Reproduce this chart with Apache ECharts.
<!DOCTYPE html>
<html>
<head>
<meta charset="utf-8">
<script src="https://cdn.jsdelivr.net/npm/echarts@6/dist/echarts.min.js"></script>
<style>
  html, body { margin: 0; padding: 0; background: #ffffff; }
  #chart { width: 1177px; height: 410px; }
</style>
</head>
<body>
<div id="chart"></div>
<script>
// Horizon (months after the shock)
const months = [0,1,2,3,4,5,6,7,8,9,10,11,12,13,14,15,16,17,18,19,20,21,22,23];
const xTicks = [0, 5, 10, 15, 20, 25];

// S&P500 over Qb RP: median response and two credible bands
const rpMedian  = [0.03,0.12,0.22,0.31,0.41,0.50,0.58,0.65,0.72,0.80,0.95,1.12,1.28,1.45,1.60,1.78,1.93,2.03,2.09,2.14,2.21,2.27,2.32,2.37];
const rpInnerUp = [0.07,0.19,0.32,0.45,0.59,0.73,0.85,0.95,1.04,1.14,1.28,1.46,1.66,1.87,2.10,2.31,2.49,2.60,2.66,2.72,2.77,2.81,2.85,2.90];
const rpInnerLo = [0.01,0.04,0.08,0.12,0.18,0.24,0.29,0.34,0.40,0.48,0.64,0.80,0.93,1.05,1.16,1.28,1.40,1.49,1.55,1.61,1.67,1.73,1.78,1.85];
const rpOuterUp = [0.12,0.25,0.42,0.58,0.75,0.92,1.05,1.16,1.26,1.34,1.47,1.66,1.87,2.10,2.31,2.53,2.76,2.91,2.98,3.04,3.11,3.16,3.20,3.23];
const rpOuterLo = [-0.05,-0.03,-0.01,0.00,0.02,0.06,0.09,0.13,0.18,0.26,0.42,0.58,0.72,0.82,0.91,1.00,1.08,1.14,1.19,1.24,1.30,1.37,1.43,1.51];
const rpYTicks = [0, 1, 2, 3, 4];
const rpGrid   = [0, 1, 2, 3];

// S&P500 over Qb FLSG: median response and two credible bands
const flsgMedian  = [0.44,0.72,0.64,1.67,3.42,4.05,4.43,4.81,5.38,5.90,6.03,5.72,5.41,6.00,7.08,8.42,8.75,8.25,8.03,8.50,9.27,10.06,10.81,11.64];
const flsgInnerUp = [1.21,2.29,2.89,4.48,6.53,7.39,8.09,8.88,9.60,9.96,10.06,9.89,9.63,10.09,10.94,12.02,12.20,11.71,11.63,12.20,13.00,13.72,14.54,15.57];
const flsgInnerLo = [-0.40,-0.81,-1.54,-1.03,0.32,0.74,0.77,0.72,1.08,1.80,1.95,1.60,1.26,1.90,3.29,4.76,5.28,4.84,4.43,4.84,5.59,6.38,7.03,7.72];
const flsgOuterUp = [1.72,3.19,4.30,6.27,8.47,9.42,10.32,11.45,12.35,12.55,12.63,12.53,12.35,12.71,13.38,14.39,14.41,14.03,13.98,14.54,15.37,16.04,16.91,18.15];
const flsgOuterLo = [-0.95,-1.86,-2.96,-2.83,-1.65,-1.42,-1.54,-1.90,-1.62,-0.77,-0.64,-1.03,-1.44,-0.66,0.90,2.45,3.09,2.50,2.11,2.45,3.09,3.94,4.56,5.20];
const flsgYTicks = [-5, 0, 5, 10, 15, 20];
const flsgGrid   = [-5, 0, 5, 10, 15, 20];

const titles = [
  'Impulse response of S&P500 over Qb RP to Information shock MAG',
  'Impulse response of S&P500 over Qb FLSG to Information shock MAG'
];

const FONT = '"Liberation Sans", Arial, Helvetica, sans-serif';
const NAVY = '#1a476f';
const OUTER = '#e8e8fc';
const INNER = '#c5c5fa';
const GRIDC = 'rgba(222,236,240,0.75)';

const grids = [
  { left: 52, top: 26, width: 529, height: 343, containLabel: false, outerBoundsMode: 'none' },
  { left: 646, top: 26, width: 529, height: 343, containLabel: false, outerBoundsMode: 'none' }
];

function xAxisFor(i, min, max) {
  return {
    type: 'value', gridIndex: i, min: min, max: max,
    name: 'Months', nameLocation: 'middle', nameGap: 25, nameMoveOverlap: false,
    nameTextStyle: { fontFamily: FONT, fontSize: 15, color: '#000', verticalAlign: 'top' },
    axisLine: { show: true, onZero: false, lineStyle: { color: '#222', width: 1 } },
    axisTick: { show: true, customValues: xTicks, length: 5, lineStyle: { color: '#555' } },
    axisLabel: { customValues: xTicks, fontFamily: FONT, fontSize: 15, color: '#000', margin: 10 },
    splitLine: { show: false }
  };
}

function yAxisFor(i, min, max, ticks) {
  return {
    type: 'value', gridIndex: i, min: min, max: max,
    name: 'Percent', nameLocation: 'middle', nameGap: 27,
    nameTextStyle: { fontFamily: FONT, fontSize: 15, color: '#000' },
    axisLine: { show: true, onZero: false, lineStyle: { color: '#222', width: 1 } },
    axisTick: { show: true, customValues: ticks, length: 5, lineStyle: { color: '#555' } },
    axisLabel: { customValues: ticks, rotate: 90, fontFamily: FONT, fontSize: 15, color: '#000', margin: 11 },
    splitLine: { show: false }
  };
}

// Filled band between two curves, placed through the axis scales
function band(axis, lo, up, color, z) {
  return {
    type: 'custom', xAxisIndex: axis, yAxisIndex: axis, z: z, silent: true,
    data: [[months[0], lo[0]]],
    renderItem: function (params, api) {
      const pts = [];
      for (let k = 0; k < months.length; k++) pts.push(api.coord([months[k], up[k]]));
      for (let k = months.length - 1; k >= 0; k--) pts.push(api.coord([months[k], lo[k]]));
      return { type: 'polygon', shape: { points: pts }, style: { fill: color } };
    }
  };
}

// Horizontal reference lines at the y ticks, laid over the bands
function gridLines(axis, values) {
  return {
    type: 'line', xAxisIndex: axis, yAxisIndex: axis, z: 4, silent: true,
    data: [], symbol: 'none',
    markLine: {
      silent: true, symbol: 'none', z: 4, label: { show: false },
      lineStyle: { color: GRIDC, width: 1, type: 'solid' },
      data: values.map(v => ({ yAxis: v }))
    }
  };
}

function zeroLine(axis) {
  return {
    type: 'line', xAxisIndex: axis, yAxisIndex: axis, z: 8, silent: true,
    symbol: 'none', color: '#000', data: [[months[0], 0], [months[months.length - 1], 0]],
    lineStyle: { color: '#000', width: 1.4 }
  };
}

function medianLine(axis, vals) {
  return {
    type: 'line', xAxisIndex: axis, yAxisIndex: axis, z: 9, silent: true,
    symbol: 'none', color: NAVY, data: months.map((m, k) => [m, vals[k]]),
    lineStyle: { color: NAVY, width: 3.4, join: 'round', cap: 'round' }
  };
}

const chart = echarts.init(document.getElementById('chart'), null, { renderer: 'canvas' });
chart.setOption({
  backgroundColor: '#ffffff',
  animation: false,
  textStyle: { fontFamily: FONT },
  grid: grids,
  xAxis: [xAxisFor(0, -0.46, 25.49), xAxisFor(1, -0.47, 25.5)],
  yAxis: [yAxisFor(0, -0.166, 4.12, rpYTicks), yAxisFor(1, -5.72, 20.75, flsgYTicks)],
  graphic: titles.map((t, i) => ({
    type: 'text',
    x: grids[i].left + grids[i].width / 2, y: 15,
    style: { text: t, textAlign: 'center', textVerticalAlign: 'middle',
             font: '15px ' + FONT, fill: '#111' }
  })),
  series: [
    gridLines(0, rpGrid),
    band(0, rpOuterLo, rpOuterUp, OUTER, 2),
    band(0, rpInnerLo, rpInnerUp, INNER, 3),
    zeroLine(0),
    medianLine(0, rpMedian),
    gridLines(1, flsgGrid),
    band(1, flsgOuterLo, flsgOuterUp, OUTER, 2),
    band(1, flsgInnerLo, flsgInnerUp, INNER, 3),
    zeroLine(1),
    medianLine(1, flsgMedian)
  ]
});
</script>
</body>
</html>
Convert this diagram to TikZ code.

* * * * *

- **Stated task**
Quote exactly the stretch of lines above that starts at the first one and ends at the line with "const xTicks = [0, 5, 10, 15, 20, 25];", and nothing beyond it.

- **Answer to this problem**
Reproduce this chart with Apache ECharts.
<!DOCTYPE html>
<html>
<head>
<meta charset="utf-8">
<script src="https://cdn.jsdelivr.net/npm/echarts@6/dist/echarts.min.js"></script>
<style>
  html, body { margin: 0; padding: 0; background: #ffffff; }
  #chart { width: 1177px; height: 410px; }
</style>
</head>
<body>
<div id="chart"></div>
<script>
// Horizon (months after the shock)
const months = [0,1,2,3,4,5,6,7,8,9,10,11,12,13,14,15,16,17,18,19,20,21,22,23];
const xTicks = [0, 5, 10, 15, 20, 25];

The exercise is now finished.